DIY Rivnut Tool – How To Install Threaded Inserts Without Expensive
A DIY rivnut tool is a simple assembly consisting of a high-grade bolt, a matching nut, and two flat washers used to compress a threaded insert into a pre-drilled hole. By holding the bolt steady and tightening the nut against a stationary surface, you can securely “set” the rivnut in thin materials where traditional tapping isn’t possible.
This homemade method is highly effective for one-off projects or repairs, providing a permanent, load-bearing thread in sheet metal or plastic without the need for a $50+ commercial setting tool.
We have all been there—you are working on a project and need to mount a bracket to a thin piece of sheet metal or a hollow square tube. A standard sheet metal screw feels flimsy, and you cannot reach the back to put a nut on a traditional bolt. This is where threaded inserts, or rivnuts, become the ultimate problem solver for the modern garage tinkerer.
You might think you need to run to the store and drop a significant amount of cash on a professional setting kit. The truth is, you can achieve professional-grade results with just a few pieces of high-strength hardware from your local shop. Learning to build a reliable diy rivnut tool is a rite of passage for any serious DIYer or metalworker.
In this guide, I will walk you through the physics of how these inserts work and provide a step-by-step blueprint for building your own tool. We will cover the specific hardware requirements, the installation technique, and the common pitfalls that can ruin a workpiece. Let’s get that workshop organized and your projects secured.
Understanding the Mechanics of a diy rivnut tool
A rivnut, also known as a rivet nut or threaded insert, acts like a heavy-duty pop rivet but leaves behind a threaded internal diameter. To set one, you must pull the threaded portion of the insert toward the flange, causing the unthreaded shank to collapse and “sandwich” the base material. A professional tool uses a lever-action mandrel to achieve this compression.
The diy rivnut tool mimics this action using a simple mechanical advantage. By using a bolt as a mandrel and a nut as the “press,” you create a massive amount of linear pull through rotation. This method is not just a “hack”; it is a legitimate engineering solution that relies on the same principles as expensive pneumatic equipment.
This approach is particularly useful for woodworkers who are integrating metal frames or for automotive enthusiasts working on van conversions. It allows for a flush finish and a mounting point that can be used repeatedly without stripping the hole. Understanding this mechanical pull is the first step to mastering the installation process.

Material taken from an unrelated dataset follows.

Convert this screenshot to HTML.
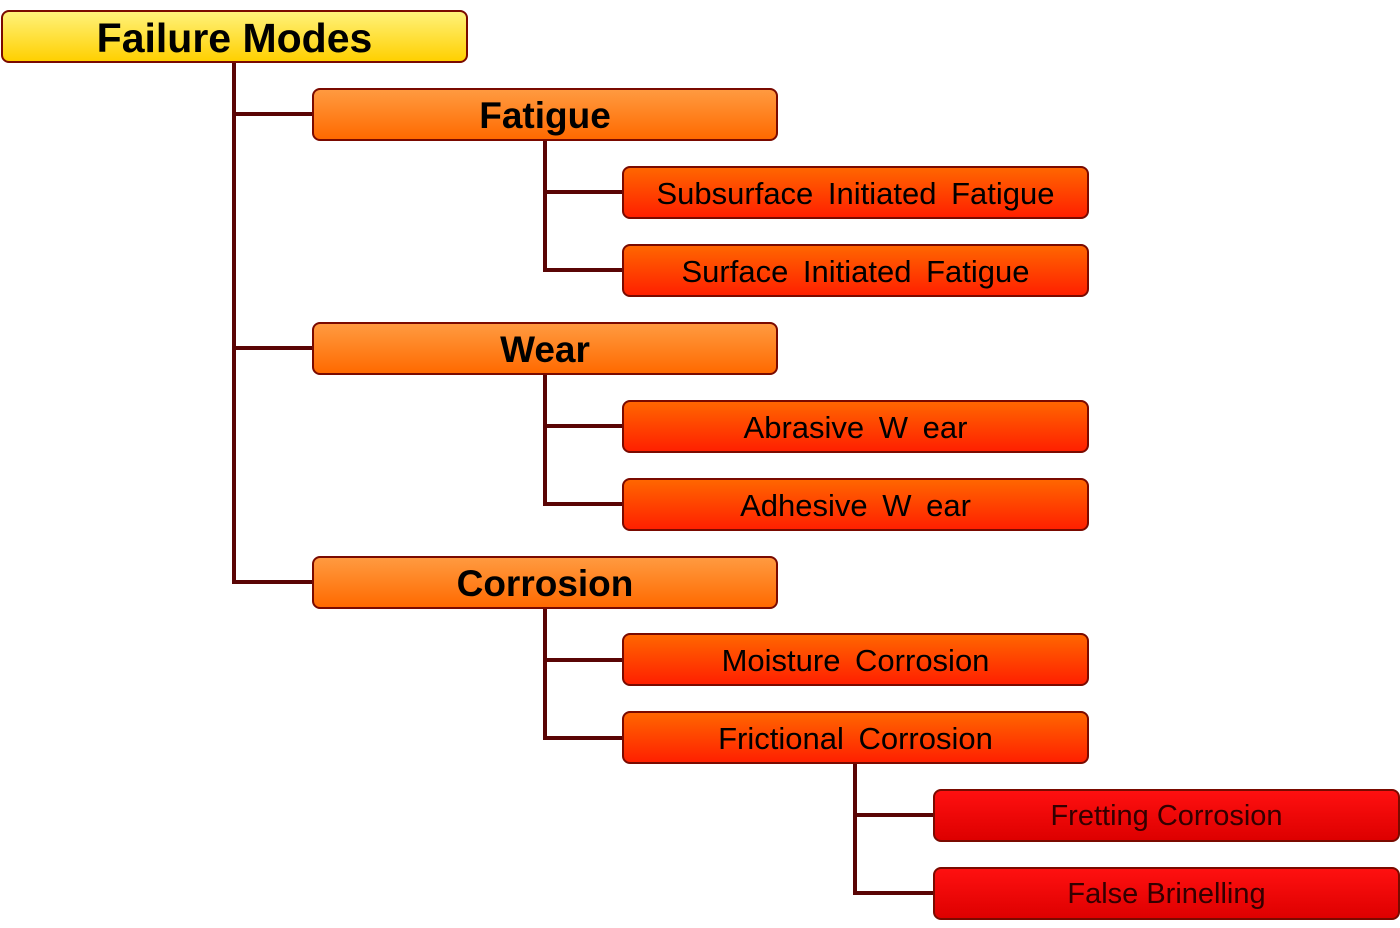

Essential Materials for Your Homemade Setup
To build a tool that actually works without snapping, you cannot just grab the first bolt you see in the bin. You need hardware that can withstand the tensile stress of the compression process. Low-grade hardware will stretch or strip before the rivnut actually collapses, leading to a stuck bolt and a ruined insert.
- High-Grade Bolt: Use a Grade 8 (US) or Class 10.9 (Metric) bolt. This is the mandrel of your tool and must be stronger than the insert.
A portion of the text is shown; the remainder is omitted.